[Records]
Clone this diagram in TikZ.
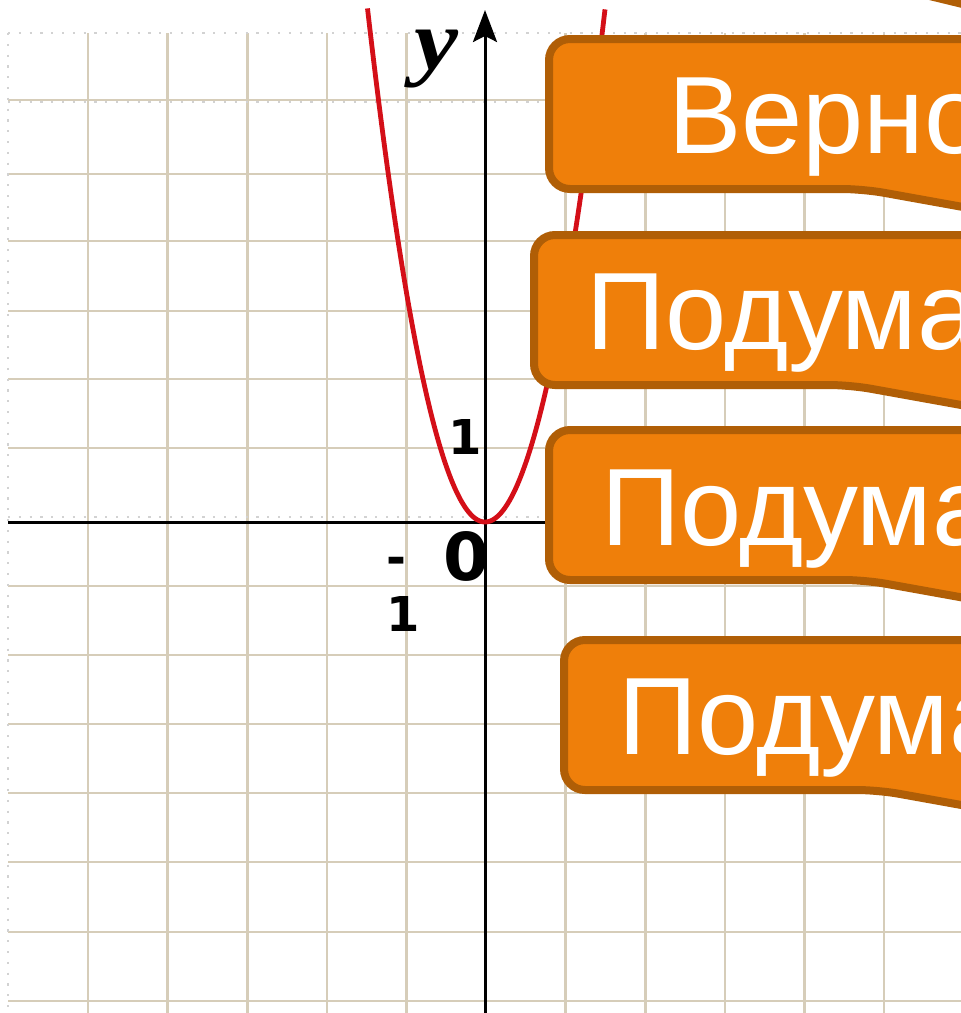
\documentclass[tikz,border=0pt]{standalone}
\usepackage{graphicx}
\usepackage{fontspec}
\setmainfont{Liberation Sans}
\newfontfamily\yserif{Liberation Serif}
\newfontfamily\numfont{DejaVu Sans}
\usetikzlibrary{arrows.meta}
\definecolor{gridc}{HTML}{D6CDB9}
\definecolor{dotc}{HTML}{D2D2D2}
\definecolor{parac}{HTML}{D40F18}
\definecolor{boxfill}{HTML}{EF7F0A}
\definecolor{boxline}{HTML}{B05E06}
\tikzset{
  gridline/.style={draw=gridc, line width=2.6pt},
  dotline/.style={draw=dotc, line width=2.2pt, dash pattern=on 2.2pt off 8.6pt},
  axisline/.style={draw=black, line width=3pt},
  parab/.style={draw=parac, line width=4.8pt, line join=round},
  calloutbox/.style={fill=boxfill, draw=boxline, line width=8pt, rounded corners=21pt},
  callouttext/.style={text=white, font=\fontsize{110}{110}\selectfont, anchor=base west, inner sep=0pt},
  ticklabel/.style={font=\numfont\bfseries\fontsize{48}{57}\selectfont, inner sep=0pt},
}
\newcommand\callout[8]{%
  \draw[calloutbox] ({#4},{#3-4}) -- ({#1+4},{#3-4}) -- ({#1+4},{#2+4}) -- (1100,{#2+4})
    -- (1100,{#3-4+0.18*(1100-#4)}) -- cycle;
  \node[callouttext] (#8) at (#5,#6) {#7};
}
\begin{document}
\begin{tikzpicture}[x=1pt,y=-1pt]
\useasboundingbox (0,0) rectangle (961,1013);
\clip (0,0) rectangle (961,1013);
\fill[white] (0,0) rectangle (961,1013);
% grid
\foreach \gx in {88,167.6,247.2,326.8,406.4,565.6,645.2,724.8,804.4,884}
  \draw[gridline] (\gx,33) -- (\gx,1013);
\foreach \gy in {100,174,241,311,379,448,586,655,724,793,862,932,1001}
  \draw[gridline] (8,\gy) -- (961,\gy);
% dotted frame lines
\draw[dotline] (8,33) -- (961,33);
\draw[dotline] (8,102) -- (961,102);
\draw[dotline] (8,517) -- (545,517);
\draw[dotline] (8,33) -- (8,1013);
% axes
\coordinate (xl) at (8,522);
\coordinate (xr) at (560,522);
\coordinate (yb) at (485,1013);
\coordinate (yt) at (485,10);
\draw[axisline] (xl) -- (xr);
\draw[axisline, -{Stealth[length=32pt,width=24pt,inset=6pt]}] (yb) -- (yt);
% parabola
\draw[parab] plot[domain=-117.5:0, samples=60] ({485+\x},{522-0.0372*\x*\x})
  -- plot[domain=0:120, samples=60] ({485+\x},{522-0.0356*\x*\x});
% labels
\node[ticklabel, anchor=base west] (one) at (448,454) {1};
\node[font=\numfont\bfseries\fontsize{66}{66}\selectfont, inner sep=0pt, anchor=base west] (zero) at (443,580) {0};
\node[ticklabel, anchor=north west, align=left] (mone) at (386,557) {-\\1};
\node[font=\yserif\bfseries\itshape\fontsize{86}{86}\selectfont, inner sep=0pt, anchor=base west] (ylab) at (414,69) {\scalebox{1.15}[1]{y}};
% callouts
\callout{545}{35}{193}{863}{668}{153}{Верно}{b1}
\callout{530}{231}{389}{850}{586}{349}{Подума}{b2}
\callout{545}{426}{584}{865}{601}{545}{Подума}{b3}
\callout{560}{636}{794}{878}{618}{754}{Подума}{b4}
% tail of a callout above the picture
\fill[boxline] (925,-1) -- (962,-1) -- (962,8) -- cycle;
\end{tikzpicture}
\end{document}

* * *

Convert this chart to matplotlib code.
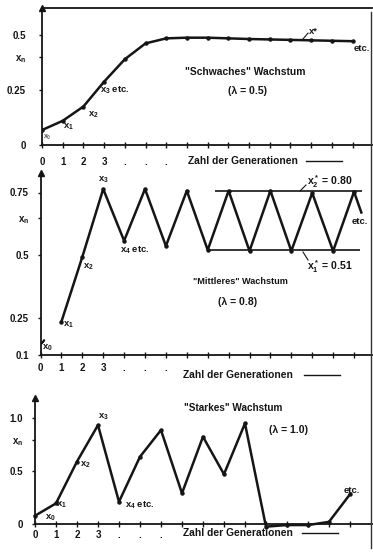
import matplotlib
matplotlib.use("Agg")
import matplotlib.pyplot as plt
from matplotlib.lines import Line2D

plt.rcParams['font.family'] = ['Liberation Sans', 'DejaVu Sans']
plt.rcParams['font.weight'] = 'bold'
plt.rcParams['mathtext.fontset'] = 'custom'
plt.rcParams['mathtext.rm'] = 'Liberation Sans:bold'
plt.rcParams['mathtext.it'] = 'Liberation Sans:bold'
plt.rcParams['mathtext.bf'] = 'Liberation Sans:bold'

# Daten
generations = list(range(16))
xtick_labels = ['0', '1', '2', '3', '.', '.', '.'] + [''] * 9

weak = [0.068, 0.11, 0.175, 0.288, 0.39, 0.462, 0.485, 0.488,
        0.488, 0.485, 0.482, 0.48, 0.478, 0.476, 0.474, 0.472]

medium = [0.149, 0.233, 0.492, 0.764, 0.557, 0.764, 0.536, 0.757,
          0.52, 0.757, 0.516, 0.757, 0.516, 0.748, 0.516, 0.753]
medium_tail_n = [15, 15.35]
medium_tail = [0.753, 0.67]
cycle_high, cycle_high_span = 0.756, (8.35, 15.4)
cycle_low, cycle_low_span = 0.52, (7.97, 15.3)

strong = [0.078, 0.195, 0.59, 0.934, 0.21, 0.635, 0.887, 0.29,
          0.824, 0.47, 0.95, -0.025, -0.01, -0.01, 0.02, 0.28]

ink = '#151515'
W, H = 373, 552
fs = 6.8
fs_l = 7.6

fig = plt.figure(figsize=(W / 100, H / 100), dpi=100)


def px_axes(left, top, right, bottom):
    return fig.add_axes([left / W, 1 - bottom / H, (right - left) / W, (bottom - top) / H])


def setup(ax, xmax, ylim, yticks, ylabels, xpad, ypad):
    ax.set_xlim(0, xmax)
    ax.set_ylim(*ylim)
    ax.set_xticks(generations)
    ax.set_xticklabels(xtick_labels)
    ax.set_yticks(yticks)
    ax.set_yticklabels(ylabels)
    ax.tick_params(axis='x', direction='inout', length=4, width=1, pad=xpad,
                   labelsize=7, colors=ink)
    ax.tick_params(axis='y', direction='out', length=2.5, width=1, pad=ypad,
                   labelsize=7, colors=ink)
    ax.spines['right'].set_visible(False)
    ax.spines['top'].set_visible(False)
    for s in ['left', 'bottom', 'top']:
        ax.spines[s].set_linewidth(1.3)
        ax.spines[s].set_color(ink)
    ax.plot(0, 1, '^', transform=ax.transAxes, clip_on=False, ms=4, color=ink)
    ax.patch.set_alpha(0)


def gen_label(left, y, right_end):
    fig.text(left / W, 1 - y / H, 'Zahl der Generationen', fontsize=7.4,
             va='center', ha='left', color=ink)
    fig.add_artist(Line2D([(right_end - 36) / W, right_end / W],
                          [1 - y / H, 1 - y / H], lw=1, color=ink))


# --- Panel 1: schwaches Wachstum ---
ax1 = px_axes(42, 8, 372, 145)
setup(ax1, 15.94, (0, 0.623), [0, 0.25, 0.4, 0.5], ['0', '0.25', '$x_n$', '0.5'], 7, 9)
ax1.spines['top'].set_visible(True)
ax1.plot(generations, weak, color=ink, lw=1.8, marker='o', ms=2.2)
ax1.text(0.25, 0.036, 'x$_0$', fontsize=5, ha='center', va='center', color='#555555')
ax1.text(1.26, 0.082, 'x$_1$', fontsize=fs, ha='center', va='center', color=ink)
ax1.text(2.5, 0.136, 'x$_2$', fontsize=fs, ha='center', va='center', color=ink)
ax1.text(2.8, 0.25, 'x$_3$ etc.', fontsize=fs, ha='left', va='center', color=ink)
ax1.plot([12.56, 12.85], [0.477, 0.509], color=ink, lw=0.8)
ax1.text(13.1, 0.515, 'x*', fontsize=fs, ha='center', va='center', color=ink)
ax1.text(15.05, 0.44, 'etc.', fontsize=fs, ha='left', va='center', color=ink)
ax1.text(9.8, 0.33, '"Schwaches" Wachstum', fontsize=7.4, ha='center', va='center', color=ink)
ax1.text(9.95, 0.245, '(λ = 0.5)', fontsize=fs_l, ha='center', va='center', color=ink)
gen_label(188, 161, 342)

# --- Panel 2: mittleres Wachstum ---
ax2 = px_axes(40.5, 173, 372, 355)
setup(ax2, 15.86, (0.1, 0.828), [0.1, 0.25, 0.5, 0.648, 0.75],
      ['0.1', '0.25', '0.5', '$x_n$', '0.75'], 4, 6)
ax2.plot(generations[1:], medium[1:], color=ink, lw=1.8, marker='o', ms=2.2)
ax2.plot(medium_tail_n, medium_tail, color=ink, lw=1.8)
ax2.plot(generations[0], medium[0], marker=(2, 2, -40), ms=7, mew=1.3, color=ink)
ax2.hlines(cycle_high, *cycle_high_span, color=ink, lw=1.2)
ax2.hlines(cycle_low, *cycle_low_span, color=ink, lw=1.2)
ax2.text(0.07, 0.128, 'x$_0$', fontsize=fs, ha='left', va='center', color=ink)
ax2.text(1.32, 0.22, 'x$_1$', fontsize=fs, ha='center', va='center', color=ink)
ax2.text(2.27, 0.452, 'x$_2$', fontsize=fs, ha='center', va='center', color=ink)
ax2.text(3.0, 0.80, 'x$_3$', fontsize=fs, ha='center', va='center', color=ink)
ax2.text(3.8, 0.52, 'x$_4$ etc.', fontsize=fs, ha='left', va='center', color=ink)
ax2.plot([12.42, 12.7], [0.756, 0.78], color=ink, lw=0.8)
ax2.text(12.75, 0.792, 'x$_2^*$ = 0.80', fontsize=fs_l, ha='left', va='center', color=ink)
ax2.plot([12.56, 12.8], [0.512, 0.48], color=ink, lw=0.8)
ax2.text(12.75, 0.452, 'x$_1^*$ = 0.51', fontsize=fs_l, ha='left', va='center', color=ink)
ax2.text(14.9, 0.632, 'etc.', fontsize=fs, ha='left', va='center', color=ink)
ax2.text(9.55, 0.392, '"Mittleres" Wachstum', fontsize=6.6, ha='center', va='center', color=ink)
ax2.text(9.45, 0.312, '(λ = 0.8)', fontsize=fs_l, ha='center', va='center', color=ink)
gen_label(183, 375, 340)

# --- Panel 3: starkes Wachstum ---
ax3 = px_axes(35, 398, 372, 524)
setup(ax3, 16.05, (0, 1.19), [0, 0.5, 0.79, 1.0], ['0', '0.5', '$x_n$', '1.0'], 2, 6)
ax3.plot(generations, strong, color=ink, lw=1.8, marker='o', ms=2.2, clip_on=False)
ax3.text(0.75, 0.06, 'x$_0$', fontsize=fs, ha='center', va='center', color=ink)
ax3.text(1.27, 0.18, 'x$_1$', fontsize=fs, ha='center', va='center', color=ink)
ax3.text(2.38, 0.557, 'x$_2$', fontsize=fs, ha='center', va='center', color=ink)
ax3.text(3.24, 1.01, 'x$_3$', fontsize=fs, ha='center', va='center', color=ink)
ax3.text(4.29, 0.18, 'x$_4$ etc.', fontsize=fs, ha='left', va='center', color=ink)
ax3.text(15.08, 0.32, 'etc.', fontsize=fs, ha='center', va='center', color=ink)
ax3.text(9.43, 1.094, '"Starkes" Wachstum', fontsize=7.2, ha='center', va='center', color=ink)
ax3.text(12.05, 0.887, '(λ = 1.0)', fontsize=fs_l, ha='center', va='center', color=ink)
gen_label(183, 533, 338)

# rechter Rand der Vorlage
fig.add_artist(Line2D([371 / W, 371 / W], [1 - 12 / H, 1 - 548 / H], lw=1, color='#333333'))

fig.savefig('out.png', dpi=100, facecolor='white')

• **TASK OBJECTIVE**
All lines in the data that contain the word "this" should be copied.

• **FULL RESPONSE**
Clone this diagram in TikZ.
Convert this chart to matplotlib code.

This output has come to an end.